--- START OF RAW DATA ---

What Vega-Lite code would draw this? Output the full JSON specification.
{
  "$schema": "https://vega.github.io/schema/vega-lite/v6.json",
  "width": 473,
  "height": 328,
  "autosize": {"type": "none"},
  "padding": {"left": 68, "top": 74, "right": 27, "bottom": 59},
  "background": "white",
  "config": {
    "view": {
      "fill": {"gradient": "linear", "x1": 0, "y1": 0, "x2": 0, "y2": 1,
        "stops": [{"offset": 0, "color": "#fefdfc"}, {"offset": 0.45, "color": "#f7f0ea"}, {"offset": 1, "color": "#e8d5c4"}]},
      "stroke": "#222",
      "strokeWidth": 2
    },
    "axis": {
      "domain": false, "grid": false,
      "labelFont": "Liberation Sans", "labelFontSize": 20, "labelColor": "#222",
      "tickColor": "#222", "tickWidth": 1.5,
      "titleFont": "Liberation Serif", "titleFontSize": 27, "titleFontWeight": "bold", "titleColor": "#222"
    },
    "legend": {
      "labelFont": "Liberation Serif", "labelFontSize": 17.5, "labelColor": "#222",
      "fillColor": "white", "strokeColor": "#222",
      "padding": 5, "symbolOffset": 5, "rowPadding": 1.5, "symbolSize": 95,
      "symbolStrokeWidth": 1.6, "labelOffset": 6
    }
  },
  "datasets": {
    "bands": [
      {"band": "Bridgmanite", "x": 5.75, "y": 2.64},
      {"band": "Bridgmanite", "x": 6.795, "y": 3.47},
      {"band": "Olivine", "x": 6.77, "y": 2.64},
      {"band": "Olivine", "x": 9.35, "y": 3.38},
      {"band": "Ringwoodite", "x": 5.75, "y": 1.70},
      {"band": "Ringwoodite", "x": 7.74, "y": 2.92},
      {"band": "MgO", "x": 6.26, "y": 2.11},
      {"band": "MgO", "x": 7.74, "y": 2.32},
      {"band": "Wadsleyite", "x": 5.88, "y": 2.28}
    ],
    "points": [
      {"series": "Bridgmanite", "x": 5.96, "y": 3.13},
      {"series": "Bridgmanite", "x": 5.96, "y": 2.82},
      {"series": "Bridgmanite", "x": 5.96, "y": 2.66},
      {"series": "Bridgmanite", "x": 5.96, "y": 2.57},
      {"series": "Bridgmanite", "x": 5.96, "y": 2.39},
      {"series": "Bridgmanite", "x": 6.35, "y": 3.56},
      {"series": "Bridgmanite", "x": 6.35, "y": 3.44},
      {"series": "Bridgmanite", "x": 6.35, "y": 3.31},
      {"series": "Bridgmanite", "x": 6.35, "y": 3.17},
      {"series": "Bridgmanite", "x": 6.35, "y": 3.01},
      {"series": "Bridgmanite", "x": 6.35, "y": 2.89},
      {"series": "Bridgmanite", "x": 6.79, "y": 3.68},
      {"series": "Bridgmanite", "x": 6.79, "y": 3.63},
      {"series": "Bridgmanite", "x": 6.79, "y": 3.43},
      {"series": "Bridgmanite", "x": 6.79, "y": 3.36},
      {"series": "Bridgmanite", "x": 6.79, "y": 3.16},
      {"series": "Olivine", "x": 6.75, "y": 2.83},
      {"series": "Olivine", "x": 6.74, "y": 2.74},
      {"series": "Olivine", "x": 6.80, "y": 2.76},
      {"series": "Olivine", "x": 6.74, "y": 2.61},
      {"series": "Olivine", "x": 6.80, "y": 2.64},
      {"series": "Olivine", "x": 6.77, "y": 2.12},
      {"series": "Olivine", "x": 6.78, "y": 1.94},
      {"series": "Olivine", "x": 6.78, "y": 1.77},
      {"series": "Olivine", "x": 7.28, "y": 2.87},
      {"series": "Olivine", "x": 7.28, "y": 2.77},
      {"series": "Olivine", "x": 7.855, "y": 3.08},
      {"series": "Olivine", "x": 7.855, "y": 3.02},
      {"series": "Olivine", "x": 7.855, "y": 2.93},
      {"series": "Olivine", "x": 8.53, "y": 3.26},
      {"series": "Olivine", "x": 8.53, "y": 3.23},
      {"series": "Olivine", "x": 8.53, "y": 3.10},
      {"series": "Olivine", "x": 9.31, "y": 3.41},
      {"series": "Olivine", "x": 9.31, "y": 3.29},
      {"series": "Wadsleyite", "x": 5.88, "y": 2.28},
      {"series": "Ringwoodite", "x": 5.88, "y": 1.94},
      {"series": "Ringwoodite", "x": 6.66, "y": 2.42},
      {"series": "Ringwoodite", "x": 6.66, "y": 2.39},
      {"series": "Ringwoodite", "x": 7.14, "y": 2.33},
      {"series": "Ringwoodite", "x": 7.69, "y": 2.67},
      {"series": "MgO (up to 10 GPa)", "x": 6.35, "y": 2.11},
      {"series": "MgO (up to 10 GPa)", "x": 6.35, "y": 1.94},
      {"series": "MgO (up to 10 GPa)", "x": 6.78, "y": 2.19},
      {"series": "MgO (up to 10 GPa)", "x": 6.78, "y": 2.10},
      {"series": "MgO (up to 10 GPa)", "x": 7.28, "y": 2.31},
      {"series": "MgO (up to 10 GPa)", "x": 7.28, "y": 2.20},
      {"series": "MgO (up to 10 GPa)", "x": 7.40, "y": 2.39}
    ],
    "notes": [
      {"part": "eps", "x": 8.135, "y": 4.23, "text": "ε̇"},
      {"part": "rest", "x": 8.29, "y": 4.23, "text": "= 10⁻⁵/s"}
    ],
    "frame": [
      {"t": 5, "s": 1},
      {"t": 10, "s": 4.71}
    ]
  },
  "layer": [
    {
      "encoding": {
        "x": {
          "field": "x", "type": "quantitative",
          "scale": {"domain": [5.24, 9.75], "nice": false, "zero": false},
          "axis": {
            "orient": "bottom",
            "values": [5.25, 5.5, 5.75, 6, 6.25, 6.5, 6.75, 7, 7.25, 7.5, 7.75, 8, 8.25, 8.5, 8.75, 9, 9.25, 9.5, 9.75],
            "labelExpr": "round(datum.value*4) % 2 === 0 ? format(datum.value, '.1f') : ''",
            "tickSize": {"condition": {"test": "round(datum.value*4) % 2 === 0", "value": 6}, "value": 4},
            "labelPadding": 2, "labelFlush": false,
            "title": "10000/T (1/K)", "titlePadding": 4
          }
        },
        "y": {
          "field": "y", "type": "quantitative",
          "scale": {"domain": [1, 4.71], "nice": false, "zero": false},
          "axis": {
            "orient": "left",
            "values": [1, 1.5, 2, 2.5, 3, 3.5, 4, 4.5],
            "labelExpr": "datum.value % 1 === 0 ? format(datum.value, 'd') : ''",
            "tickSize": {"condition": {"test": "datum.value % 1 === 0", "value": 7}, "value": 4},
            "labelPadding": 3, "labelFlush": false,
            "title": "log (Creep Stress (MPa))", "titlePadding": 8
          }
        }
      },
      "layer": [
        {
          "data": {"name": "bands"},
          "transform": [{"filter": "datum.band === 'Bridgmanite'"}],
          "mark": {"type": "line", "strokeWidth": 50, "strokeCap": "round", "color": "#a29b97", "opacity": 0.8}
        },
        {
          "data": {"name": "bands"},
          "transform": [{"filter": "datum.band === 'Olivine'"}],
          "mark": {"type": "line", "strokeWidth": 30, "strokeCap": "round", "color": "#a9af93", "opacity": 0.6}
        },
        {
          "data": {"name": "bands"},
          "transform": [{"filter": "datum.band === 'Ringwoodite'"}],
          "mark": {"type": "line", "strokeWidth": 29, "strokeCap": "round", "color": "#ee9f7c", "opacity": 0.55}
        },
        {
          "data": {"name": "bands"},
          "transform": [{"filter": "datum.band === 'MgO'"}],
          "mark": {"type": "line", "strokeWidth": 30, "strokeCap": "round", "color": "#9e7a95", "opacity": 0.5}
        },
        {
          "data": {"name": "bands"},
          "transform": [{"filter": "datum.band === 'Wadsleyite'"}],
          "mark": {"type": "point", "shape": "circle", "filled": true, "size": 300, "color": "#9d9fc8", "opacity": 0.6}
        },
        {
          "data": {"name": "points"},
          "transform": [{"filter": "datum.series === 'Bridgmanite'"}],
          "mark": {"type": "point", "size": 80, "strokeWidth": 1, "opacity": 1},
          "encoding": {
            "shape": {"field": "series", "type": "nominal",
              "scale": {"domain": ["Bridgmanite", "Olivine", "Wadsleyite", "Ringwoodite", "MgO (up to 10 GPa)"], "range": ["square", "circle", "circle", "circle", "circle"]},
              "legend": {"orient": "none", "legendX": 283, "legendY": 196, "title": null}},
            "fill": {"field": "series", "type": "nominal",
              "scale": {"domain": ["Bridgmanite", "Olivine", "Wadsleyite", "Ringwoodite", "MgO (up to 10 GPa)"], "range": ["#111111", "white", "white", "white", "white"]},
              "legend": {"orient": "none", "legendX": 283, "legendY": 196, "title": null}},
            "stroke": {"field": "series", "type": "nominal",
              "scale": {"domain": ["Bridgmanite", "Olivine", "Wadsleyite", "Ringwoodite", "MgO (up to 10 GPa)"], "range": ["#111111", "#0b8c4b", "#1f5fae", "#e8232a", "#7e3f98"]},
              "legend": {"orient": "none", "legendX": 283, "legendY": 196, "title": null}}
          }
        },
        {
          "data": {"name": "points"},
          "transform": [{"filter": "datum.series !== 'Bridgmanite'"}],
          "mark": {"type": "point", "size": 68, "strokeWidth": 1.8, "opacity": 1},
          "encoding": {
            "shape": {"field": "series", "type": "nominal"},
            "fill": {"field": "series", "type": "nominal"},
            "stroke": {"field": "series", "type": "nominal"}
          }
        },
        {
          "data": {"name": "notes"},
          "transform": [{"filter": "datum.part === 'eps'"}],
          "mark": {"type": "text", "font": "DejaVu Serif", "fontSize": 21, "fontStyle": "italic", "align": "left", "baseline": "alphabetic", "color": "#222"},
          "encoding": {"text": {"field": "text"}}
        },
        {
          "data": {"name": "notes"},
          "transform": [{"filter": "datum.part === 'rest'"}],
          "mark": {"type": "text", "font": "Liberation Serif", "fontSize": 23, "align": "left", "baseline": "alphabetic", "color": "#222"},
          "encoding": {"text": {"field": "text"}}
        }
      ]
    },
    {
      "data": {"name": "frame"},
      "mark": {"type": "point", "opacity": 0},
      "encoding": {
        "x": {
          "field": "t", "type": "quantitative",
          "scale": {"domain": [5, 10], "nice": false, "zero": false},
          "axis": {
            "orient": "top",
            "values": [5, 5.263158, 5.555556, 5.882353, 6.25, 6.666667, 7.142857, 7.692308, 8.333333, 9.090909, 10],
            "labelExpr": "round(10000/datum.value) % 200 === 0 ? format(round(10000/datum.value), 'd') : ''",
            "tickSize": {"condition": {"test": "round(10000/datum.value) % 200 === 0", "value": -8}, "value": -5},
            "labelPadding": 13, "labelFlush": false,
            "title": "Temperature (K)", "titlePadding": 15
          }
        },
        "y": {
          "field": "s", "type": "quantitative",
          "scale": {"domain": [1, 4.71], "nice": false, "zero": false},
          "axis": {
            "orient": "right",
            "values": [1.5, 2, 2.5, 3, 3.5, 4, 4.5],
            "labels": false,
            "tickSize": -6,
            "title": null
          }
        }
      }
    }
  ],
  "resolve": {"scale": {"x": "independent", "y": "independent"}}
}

--- END OF RAW DATA ---
--- START OF RAW DATA ---

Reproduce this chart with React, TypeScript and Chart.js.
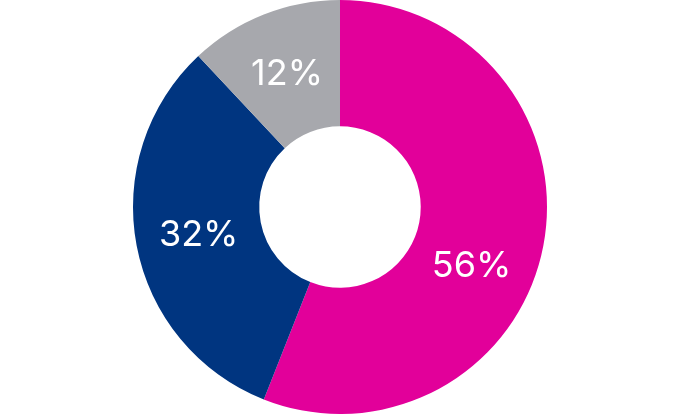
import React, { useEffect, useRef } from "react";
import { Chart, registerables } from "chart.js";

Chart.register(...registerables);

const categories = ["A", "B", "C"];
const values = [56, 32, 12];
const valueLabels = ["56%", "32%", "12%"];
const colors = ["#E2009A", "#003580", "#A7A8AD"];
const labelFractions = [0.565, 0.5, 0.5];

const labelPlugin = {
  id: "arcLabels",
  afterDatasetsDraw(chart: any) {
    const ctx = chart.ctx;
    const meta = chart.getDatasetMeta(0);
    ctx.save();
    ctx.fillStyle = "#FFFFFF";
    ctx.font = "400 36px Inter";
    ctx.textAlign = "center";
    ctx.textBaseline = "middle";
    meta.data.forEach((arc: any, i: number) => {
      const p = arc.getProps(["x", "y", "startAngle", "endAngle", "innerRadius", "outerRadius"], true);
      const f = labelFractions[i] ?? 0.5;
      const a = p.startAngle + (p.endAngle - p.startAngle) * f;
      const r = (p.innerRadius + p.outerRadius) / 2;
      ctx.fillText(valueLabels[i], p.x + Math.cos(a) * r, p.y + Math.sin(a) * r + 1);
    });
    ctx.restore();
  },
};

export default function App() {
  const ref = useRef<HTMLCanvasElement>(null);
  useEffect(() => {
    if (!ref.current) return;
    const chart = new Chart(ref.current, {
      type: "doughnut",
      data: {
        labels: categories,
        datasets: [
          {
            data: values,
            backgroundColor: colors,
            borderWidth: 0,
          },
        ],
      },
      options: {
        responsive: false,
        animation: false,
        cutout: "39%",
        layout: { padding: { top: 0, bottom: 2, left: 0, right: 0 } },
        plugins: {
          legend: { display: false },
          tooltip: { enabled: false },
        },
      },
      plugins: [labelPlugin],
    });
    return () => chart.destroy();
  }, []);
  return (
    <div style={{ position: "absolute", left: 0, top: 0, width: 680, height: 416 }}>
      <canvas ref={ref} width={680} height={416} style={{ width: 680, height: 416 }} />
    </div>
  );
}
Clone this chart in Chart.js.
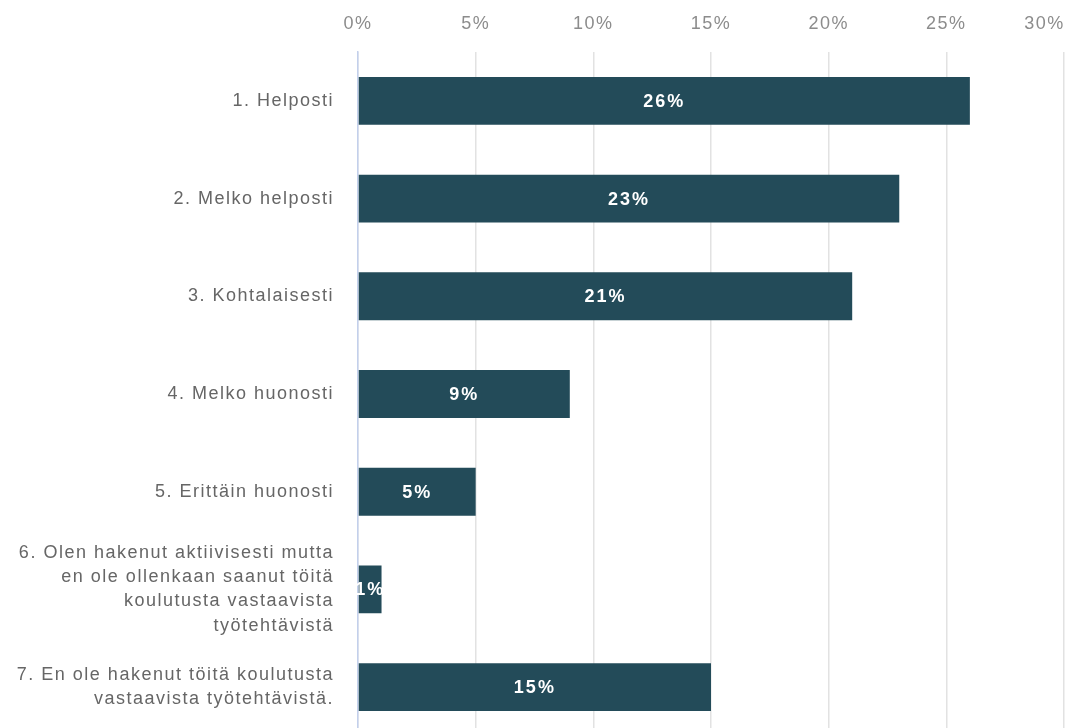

--- END OF RAW DATA ---

(WRITTEN REQUEST) Return only those lines of the records that contain the string "React".

(ANSWER BELOW)
Reproduce this chart with React, TypeScript and Chart.js.
import React, { useEffect, useRef } from "react";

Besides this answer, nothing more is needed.